Commissioner James Danly Statement
January 20, 2022
Docket Nos. CP18-46-004

I concur in the Commission’s decision to grant Adelphia Gateway, LLC’s (Adelphia) request for an 18-month extension of time to construct and place into service the facilities authorized by the Commission in its December 20, 2019 order issuing certificates.[1]  I dissent from the Commission’s decision to depart from and set aside the intervention policy declared in Algonquin Gas Transmission, LLC.[2]  Further, I dissent from the Commission’s repeated suggestions that it has the legal authority to revisit the determinations made in certificate proceedings after the certificate orders have become final and unappealable.

In setting aside its prior policy, the Commission has changed how it will handle interventions when reviewing requests for extensions of time in our certificate proceedings.  Now, the Commission will allow intervention by litigants who were not parties to the underlying certificate proceeding.[3]  Of course, the Commission has discretion to formulate procedures,[4] and in this case the Commission appears to have satisfied its obligations under the Administrative Procedure Act in announcing its departure from Algonquin and explaining its reasons.[5]  Even so, I support the continuation of the Commission’s prior policy and I dissent because I believe this order represents an unwise and unnecessary exercise of our discretion to formulate procedural rules.

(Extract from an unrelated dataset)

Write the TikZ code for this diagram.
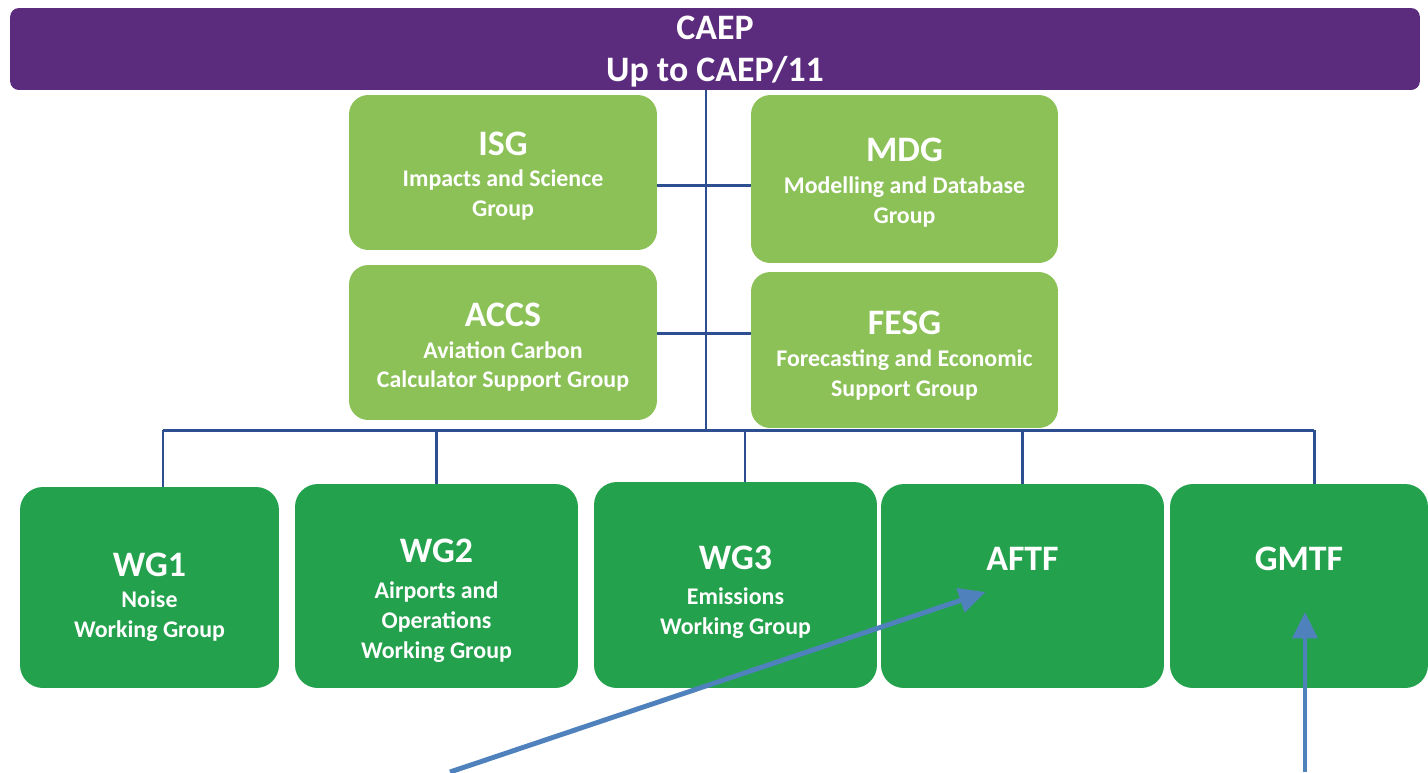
\documentclass[tikz,border=0pt]{standalone}
\usepackage{fontspec}
\setmainfont{Carlito}
\usetikzlibrary{arrows.meta}
\definecolor{caeppurple}{RGB}{91,44,125}
\definecolor{subgreen}{RGB}{139,193,87}
\definecolor{wggreen}{RGB}{36,161,77}
\definecolor{orgblue}{RGB}{46,78,146}
\definecolor{calloutblue}{RGB}{79,129,189}
% group name, with an optional strut height to push the text block down
\newcommand{\grpname}[2][0pt]{{\fontsize{20.4}{24}\selectfont\rule{0pt}{#1}#2}}
\begin{document}
\begin{tikzpicture}[x=0.02cm, y=-0.02cm,
		every node/.style = {shape=rectangle, rounded corners=11pt, inner sep=0pt,
			align=center, text=white, font=\bfseries\fontsize{13.6}{17}\selectfont},
		caepbar/.style = {fill=caeppurple, rounded corners=5pt, minimum width=28.2cm,
			minimum height=1.64cm, text depth=-0.5pt, font=\bfseries\fontsize{20.4}{24}\selectfont},
		subgroup/.style = {fill=subgreen, minimum width=6.16cm, minimum height=3.1cm},
		wgbox/.style = {fill=wggreen, rounded corners=13pt, minimum height=4.08cm},
		orgline/.style = {draw=orgblue, line width=1.7pt},
		callout/.style = {draw=calloutblue, line width=2.8pt,
			-{Triangle[length=15pt,width=14pt]}}]
		\useasboundingbox (0,0) rectangle (1428,772);
		% top bar
		\node[caepbar] (caep) at (715,49) {CAEP\\Up to CAEP/11};
		% support groups
		\node[subgroup] (isg) at (503,172.5) {\grpname[17.6pt]{ISG}\\[1pt] Impacts and Science\\ Group};
		\node[subgroup, minimum width=6.14cm, minimum height=3.36cm] (mdg) at (904.5,179)
			{\grpname[17.6pt]{MDG}\\[1pt] Modelling and Database\\ Group};
		\node[subgroup] (accs) at (503,342.5) {\grpname[18.8pt]{ACCS}\\[1pt] Aviation Carbon\\ Calculator Support Group};
		\node[subgroup, minimum width=6.14cm, minimum height=3.12cm] (fesg) at (904.5,350)
			{\grpname[19.9pt]{FESG}\\[1pt] Forecasting and Economic\\ Support Group};
		% working groups
		\node[wgbox, minimum width=5.18cm, minimum height=4.02cm] (wg1) at (149.5,587.5)
			{\grpname[24.6pt]{WG1}\\[1pt] Noise\\ Working Group};
		\node[wgbox, minimum width=5.66cm] (wg2) at (436.5,586)
			{\grpname[30pt]{WG2}\\[4pt] Airports and\\ Operations\\ Working Group};
		\node[wgbox, minimum width=5.66cm, minimum height=4.12cm] (wg3) at (735.5,585)
			{\grpname[21.3pt]{WG3}\\[3pt] Emissions\\ Working Group};
		\node[wgbox, minimum width=5.66cm, text depth=1.1cm] (aftf) at (1022.5,586) {\grpname{AFTF}};
		\node[wgbox, minimum width=5.16cm, text depth=1.1cm] (gmtf) at (1299,586) {\grpname{GMTF}};
		% connectors
		\coordinate (trunk) at (706,430);
		\coordinate (isglink) at (706,185);
		\coordinate (accslink) at (706,333);
		\draw[orgline] (caep.south -| trunk) -- (trunk);
		\draw[orgline] (isg.east |- isglink) -- (mdg.west |- isglink);
		\draw[orgline] (accs.east |- accslink) -- (fesg.west |- accslink);
		\draw[orgline] ([xshift=13.5*0.02cm]wg1.north |- trunk) -- ([xshift=15*0.02cm]gmtf.north |- trunk);
		\foreach \n/\dx in {wg1/13.5, wg2/0, wg3/9.5, aftf/0, gmtf/15}
			\draw[orgline] ([xshift=\dx*0.02cm]\n.north |- trunk) -- ([xshift=\dx*0.02cm]\n.north);
		% call-out arrows
		\coordinate (aftfsrc) at (450,772);
		\coordinate (gmtfsrc) at (1305,772);
		\draw[callout] (aftfsrc) -- ([shift={(-37,6)}]aftf.center);
		\draw[callout] (gmtfsrc) -- ([shift={(6,26)}]gmtf.center);
\end{tikzpicture}
\end{document}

First, I understand that there may be a number of reasons why individuals may not have intervened in an initial certificate proceeding.[6]  Nonetheless, courts have “recognized that ‘[a]gencies must have the ability to manage their own dockets and set reasonable limitations on the processes by which interested persons can support or contest proposed actions.’”[7]  And that is exactly what the Commission did in Algonquin.  The Commission has also imposed, and courts have upheld, limitations to intervention in hydroelectric post-licensing proceedings.[8]  I have supported limitations on the grant of interventions in extension of time proceedings based on whether the individual or entity was an intervenor in the underlying proceeding.[9]  I continue to support reasonable limitations on granting intervention in both extension of time proceedings and hydroelectric post-licensing proceedings.

Second, the Commission reaffirms in today’s order that “the Commission’s decision to issue a certificate” and “whether the Commission properly found the project to be in the public convenience and necessity” may not be relitigated in extension of time proceedings.[10]  While superficially reassuring, I am still concerned about the continued erosion of intervention policies that further administrative efficiency.[11]  My colleagues justify today’s change in policy, in part, based on their view that “[e]ntities who did not intervene in the initial proceeding but whose interests may have changed since that time or were not affected by it . . . should have the opportunity to be heard and have the ability to challenge our decisions on such matters.”[12]  To the extent to which the Commission’s order suggests that the Algonquin policy hindered participation in our proceedings, I disagree.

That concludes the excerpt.